What you need to do :: Your task is to retype the lines from the opening of the material through the line that includes "3.5, 4, 4.5];". Do not copy the pictures.

(Figure scripts)
* * * * * * *
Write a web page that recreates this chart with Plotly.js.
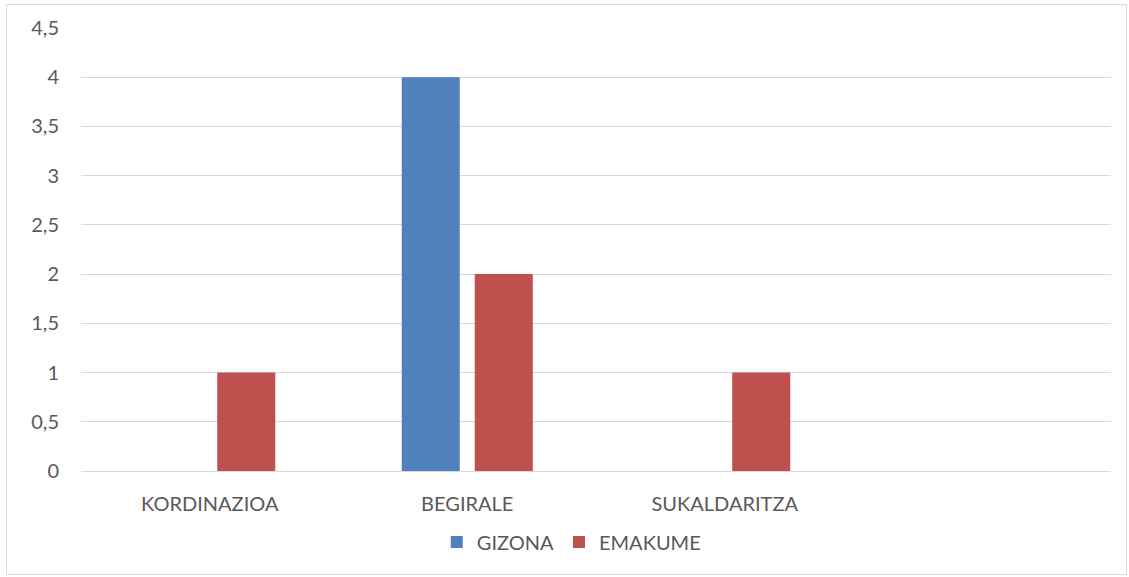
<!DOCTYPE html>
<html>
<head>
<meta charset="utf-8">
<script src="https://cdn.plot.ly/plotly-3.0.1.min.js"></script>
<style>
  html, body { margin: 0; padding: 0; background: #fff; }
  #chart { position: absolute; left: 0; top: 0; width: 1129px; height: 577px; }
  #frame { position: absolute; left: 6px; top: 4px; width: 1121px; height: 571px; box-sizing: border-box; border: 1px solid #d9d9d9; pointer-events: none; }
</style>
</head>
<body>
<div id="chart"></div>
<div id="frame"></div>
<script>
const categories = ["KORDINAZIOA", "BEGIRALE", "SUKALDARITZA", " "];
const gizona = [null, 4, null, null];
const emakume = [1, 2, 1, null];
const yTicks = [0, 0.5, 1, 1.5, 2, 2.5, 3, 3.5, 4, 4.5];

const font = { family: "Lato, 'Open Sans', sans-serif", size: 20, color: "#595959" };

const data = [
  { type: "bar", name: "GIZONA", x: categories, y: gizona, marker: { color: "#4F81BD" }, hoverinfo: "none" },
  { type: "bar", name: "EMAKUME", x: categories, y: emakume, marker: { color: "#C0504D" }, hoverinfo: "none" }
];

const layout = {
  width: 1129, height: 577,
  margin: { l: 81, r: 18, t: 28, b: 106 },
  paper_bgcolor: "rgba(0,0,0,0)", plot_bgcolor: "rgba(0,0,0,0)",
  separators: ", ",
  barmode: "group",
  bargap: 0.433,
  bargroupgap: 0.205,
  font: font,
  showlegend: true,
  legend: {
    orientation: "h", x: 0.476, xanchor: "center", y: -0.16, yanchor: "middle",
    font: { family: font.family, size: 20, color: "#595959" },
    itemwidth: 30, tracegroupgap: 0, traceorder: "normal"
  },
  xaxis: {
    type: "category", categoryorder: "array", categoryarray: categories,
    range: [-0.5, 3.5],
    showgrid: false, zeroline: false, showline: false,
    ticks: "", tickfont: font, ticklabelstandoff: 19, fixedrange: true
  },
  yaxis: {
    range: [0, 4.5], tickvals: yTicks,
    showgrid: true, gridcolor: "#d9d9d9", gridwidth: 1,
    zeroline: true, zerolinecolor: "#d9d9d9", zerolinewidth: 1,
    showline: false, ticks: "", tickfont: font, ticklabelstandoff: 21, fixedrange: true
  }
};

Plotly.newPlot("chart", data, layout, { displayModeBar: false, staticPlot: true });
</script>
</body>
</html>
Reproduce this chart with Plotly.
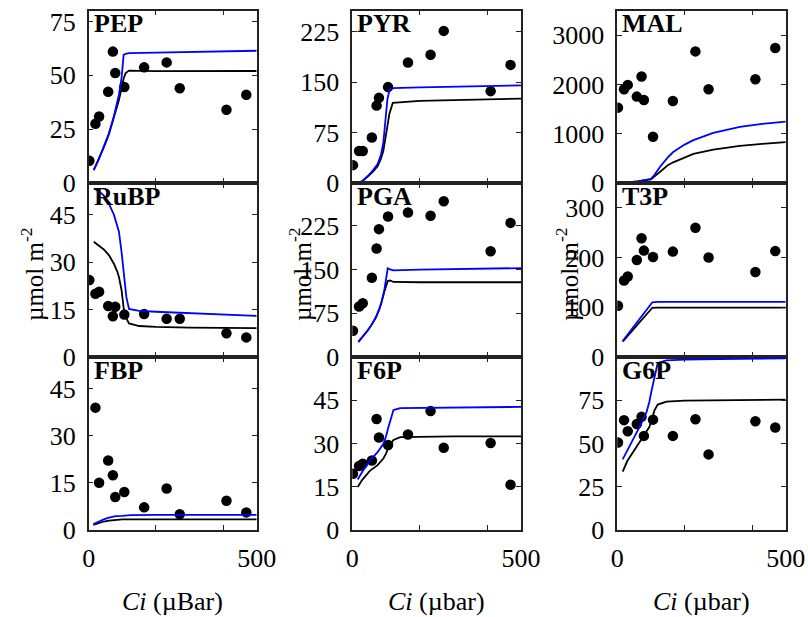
* * * * * * *
Solved exercise ::
Write a web page that recreates this chart with Plotly.js.
<!DOCTYPE html>
<html>
<head>
<meta charset="utf-8">
<script src="https://cdn.plot.ly/plotly-3.0.1.min.js"></script>
<style>
  html, body { margin: 0; padding: 0; background: #fff; }
  #chart { position: absolute; left: 0; top: 0; width: 1129px; height: 577px; }
  #frame { position: absolute; left: 6px; top: 4px; width: 1121px; height: 571px; box-sizing: border-box; border: 1px solid #d9d9d9; pointer-events: none; }
</style>
</head>
<body>
<div id="chart"></div>
<div id="frame"></div>
<script>
const categories = ["KORDINAZIOA", "BEGIRALE", "SUKALDARITZA", " "];
const gizona = [null, 4, null, null];
const emakume = [1, 2, 1, null];
const yTicks = [0, 0.5, 1, 1.5, 2, 2.5, 3, 3.5, 4, 4.5];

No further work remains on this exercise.